Mid- field is a place that easily gets forgotten, but in large fields there may be ‘beetle-banks’- a thin and narrow strip of unsprayed and uncultivated ground, which is left for insects, beetles and spiders to thrive on.
These act as a natural form of pest control and anyone who has noticed the dew covered webs that criss-cross grass fields on damp, autumnal days, will know how far their reach can be! Rove Beetles, such as the ‘devils coach horse’, feed at night on insects and decaying plant material.
Small mammals benefit too, using the strip as a highway through, what might otherwise be dangerous, open country.
Sky lark plots are also found mid-field in large, open arable fields and they are used by the birds to forage, as, after April, winter sown crops are too dense for them to get into.
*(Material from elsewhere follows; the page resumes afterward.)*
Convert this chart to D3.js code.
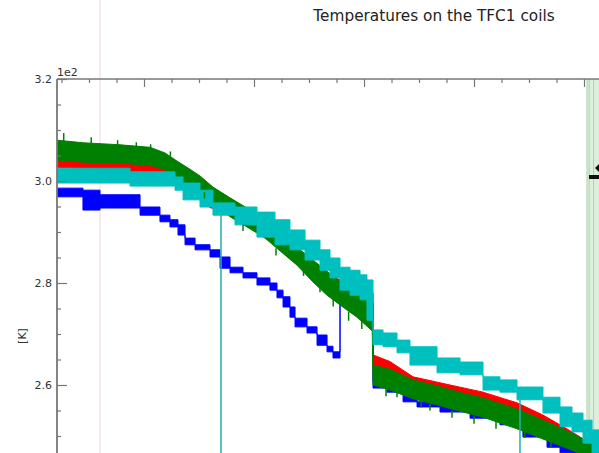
<!DOCTYPE html>
<html>
<head>
<meta charset="utf-8">
<script src="https://cdn.jsdelivr.net/npm/d3@7"></script>
<style>
  body { margin: 0; background: #fff; }
  svg { display: block; font-family: "DejaVu Sans", sans-serif; }
</style>
</head>
<body>
<svg id="chart" width="599" height="453"></svg>
<script>
// time axis (arbitrary units, major tick = 1), temperatures in K
// each row: [t, upper, lower]
const blue = [
  [0.209, 298.6, 296.9], [0.445, 298.2, 294.3], [0.6, 297.3, 294.7], [0.964, 294.9, 293.3],
  [1.145, 293.3, 292.0], [1.236, 292.4, 291.0], [1.309, 291.4, 289.4], [1.373, 288.8, 287.5],
  [1.464, 287.5, 286.5], [1.6, 286.5, 285.1], [1.691, 285.1, 282.9], [1.782, 283.1, 282.0],
  [1.9, 282.0, 281.0], [2.027, 281.0, 279.6], [2.145, 280.0, 278.6], [2.209, 278.6, 277.1],
  [2.264, 277.3, 275.3], [2.327, 275.3, 273.3], [2.373, 273.1, 271.4], [2.482, 271.4, 270.2],
  [2.573, 269.8, 267.8], [2.664, 267.6, 266.5], [2.718, 266.5, 265.3], [2.782, 278.0, 276.1],
  [3.082, 260.6, 259.4], [3.209, 259.6, 258.6], [3.355, 258.4, 256.7], [3.482, 256.7, 255.7],
  [3.691, 256.1, 254.7], [3.964, 255.1, 253.5], [4.236, 253.5, 252.2], [4.445, 251.6, 249.8],
  [4.664, 249.8, 247.8], [4.782, 248.6, 246.7], [4.9, 247.3, 245.3], [5.009, 246.1, 244.1],
  [5.3, 246.1, 244.1]
];
const cyan = [
  [0.209, 302.5, 299.6], [0.873, 301.8, 299.0], [1.282, 300.8, 298.2], [1.355, 299.6, 296.3],
  [1.509, 298.2, 294.9], [1.627, 295.7, 293.3], [1.827, 294.9, 291.4], [2.027, 293.9, 289.0],
  [2.191, 292.4, 287.5], [2.327, 290.4, 286.5], [2.464, 288.4, 284.5], [2.6, 286.5, 282.5],
  [2.691, 284.9, 281.0], [2.782, 283.1, 278.6], [2.873, 282.5, 277.6], [2.964, 281.6, 276.7],
  [3.027, 280.6, 272.7], [3.082, 270.8, 267.9], [3.173, 270.2, 267.5], [3.3, 268.8, 266.3],
  [3.418, 267.5, 263.9], [3.664, 265.3, 262.4], [3.873, 264.5, 262.0], [4.082, 261.6, 259.0],
  [4.236, 261.0, 258.6], [4.391, 259.6, 257.1], [4.627, 257.6, 254.5], [4.782, 255.7, 251.8],
  [4.891, 254.5, 250.8], [4.991, 253.1, 248.6], [5.073, 251.2, 246.7], [5.3, 251.2, 246.7]
];
const red = [
  [0.209, 304.9, 302.7], [0.755, 303.9, 302.2], [1.173, 303.1, 301.2], [1.3, 301.8, 299.8],
  [1.418, 300.2, 298.2], [1.6, 297.3, 294.8], [1.809, 295.3, 293.3], [1.964, 293.9, 292.0],
  [2.145, 291.0, 289.4], [2.327, 287.2, 284.8], [2.509, 283.8, 281.6], [2.782, 280.6, 278.6],
  [2.936, 278.6, 276.7], [3.075, 276.3, 272.7], [3.082, 265.9, 262.9], [3.236, 264.6, 262.4],
  [3.445, 261.6, 259.6], [3.782, 260.0, 258.4], [4.082, 258.6, 257.1], [4.391, 256.5, 254.7],
  [4.627, 254.1, 252.2], [4.845, 251.4, 249.2], [5.009, 249.2, 246.9], [5.3, 245.5, 243.0]
];
const green = [
  [0.209, 308.0, 304.1], [0.445, 307.5, 303.7], [0.782, 307.1, 303.5], [1.055, 306.6, 303.1],
  [1.191, 305.5, 302.2], [1.3, 303.9, 300.6], [1.418, 302.3, 299.2], [1.509, 301.0, 298.2],
  [1.627, 298.8, 295.6], [1.782, 296.7, 293.0], [1.936, 294.7, 291.0], [2.1, 292.5, 288.8],
  [2.236, 289.8, 286.3], [2.391, 287.0, 283.5], [2.536, 284.5, 280.2], [2.664, 282.3, 277.6],
  [2.782, 280.2, 275.7], [2.936, 278.0, 273.3], [3.075, 276.2, 270.6], [3.082, 263.9, 260.0],
  [3.236, 263.1, 259.0], [3.445, 261.0, 257.3], [3.664, 259.8, 256.1], [3.9, 258.4, 254.7],
  [4.082, 257.5, 253.7], [4.391, 255.3, 251.4], [4.627, 253.1, 249.4], [4.845, 251.0, 247.6],
  [5.009, 249.2, 246.1], [5.3, 246.0, 243.0]
];
// short noise spikes on the green trace: [t, from, to]
const greenSpikes = [
  [0.27, 307.5, 309.4], [0.52, 307.3, 308.6], [0.76, 307.0, 308.0], [0.93, 306.7, 307.6],
  [1.06, 306.4, 307.2], [1.24, 304.8, 305.8], [1.55, 297.8, 296.6], [1.9, 291.4, 290.2],
  [2.2, 286.8, 285.4], [2.45, 283.0, 281.4], [2.6, 279.6, 278.2], [2.72, 277.0, 275.4],
  [2.86, 274.4, 272.6], [2.98, 272.6, 271.0], [3.2, 259.4, 257.8], [3.3, 259.0, 257.6],
  [3.52, 257.0, 255.6], [3.6, 256.5, 255.0], [3.8, 255.0, 253.6], [4.0, 254.0, 252.4],
  [4.2, 252.9, 251.4], [4.46, 251.0, 249.6], [4.7, 249.0, 247.8]
];
// dropouts of the cyan sensor: [t, last value]
const cyanDrops = [[1.7, 293.5], [4.418, 258.0]];
const shadedSpan = [5.027, 5.3];
const yMajor = [260, 280, 300, 320];
const yMinor = [245, 250, 255, 265, 270, 275, 285, 290, 295, 305, 310, 315];
const xMajor = [1, 2, 3, 4, 5];
const xMinor = [0.25, 0.5, 0.75, 1.25, 1.5, 1.75, 2.25, 2.5, 2.75, 3.25, 3.5, 3.75, 4.25, 4.5, 4.75, 5.25];

const svg = d3.select("#chart");
const plotLeft = 57, plotTop = 79;

const x = d3.scaleLinear().domain([0.209, 5.3]).range([plotLeft, 617]);
const y = d3.scaleLinear().domain([240, 320]).range([487, plotTop]);

svg.append("defs").append("clipPath").attr("id", "plot")
  .append("rect").attr("x", plotLeft).attr("y", plotTop).attr("width", 560).attr("height", 408);

// faint vertical artefact line
svg.append("line")
  .attr("x1", 100).attr("x2", 100).attr("y1", 0).attr("y2", 453)
  .attr("stroke", "#f3d6d6").attr("stroke-width", 1);

const plot = svg.append("g").attr("clip-path", "url(#plot)");

// shaded span on the right
plot.append("rect")
  .attr("x", x(shadedSpan[0])).attr("y", plotTop)
  .attr("width", x(shadedSpan[1]) - x(shadedSpan[0])).attr("height", 408)
  .attr("fill", "#dcefdc");
[0, 0.02, 0.06].forEach(o => {
  plot.append("line")
    .attr("x1", x(shadedSpan[0] + o)).attr("x2", x(shadedSpan[0] + o))
    .attr("y1", plotTop).attr("y2", 487)
    .attr("stroke", "#a9d6a9").attr("stroke-width", 1);
});

const stepBand = d3.area()
  .x(d => x(d[0]))
  .y0(d => y(d[2]))
  .y1(d => y(d[1]))
  .curve(d3.curveStepAfter);
const smoothBand = d3.area()
  .x(d => x(d[0]))
  .y0(d => y(d[2]))
  .y1(d => y(d[1]));

const series = [
  {data: blue, color: "#0000ff", gen: stepBand},
  {data: red, color: "#ff0000", gen: smoothBand},
  {data: green, color: "#008000", gen: smoothBand},
  {data: cyan, color: "#00bfbf", gen: stepBand}
];

plot.selectAll("path.band")
  .data(series)
  .join("path")
  .attr("class", "band")
  .attr("d", d => d.gen(d.data))
  .attr("fill", d => d.color)
  .attr("stroke", d => d.color)
  .attr("stroke-width", 1);

plot.selectAll("line.spike")
  .data(greenSpikes)
  .join("line")
  .attr("class", "spike")
  .attr("x1", d => x(d[0])).attr("x2", d => x(d[0]))
  .attr("y1", d => y(d[1])).attr("y2", d => y(d[2]))
  .attr("stroke", "#008000").attr("stroke-width", 1.5);

plot.selectAll("line.drop")
  .data(cyanDrops)
  .join("line")
  .attr("class", "drop")
  .attr("x1", d => x(d[0])).attr("x2", d => x(d[0]))
  .attr("y1", d => y(d[1])).attr("y2", y(240))
  .attr("stroke", "#20b2b2").attr("stroke-width", 1.5);

// partial legend/marker at right edge
svg.append("path")
  .attr("d", "M599,164 L595,168 L599,172 Z")
  .attr("fill", "#111");
svg.append("rect")
  .attr("x", 589).attr("y", 175).attr("width", 10).attr("height", 4)
  .attr("fill", "#111");

// axes
const axisColor = "#777";
const yAxis = svg.append("g").attr("transform", `translate(${plotLeft},0)`)
  .call(d3.axisLeft(y).tickValues(yMajor).tickSize(-10).tickPadding(5)
    .tickFormat(d => (d / 100).toFixed(1)));
const yAxisMinor = svg.append("g").attr("transform", `translate(${plotLeft},0)`)
  .call(d3.axisLeft(y).tickValues(yMinor).tickSize(-4).tickFormat(""));
const xAxis = svg.append("g").attr("transform", `translate(0,${plotTop})`)
  .call(d3.axisTop(x).tickValues(xMajor).tickSize(-8).tickFormat(""));
const xAxisMinor = svg.append("g").attr("transform", `translate(0,${plotTop})`)
  .call(d3.axisTop(x).tickValues(xMinor).tickSize(-4).tickFormat(""));

[yAxis, yAxisMinor, xAxis, xAxisMinor].forEach(g => {
  g.select(".domain").remove();
  g.selectAll(".tick line").attr("stroke", axisColor).attr("stroke-width", 1.2);
});
yAxis.selectAll("text")
  .attr("font-family", "DejaVu Sans").attr("font-size", 11).attr("fill", "#333");

// spines
svg.append("line").attr("x1", plotLeft).attr("x2", 599).attr("y1", plotTop).attr("y2", plotTop)
  .attr("stroke", axisColor).attr("stroke-width", 1.6);
svg.append("line").attr("x1", plotLeft).attr("x2", plotLeft).attr("y1", plotTop).attr("y2", 453)
  .attr("stroke", axisColor).attr("stroke-width", 1.8);

// texts
svg.append("text")
  .attr("x", 434).attr("y", 21)
  .attr("text-anchor", "middle")
  .attr("font-size", 15.3).attr("fill", "#222")
  .text("Temperatures on the TFC1 coils");

svg.append("text")
  .attr("x", plotLeft).attr("y", 76)
  .attr("font-size", 11).attr("fill", "#333")
  .text("1e2");

svg.append("text")
  .attr("transform", "translate(26,336) rotate(-90)")
  .attr("text-anchor", "middle")
  .attr("font-size", 11).attr("fill", "#333")
  .text("[K]");
</script>
</body>
</html>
The plots can be drilled as normal and then sprayed out or the drill turned off for a few yards when sowing the crop in the autumn.
Larks nest on the ground but rise high up, singing, then fall back down- beautiful to hear and see, one of the ‘summer’ sounds!
Our lambs will be growing well and be about ready for market- our business has to make a profit to survive afterall and we will visiting the livestock market to keep an eye on prices and see what sort/size of lambs are in demand.
The livestock will be taking up more of our time with regular weighing/worm treatment and we should be about at the end of calving now.
One of our cows was found to be an inconclusive reactor when we carried out our annual Btb test and has been kept inside, separate to any others while she is tested twice more to see if she goes clear. This takes up another 120 days of uncertainty!
Pip has settled into farmlife, although, as a puppy, she is lacking in sense and knows no fear at the moment.
This presents a little bit of a problem as she has to learn cattle can cause injury when chased or barked at and ewes will fight her off if she goes near their lambs, so we have to keep a very close eye on her and keep her restrained at times.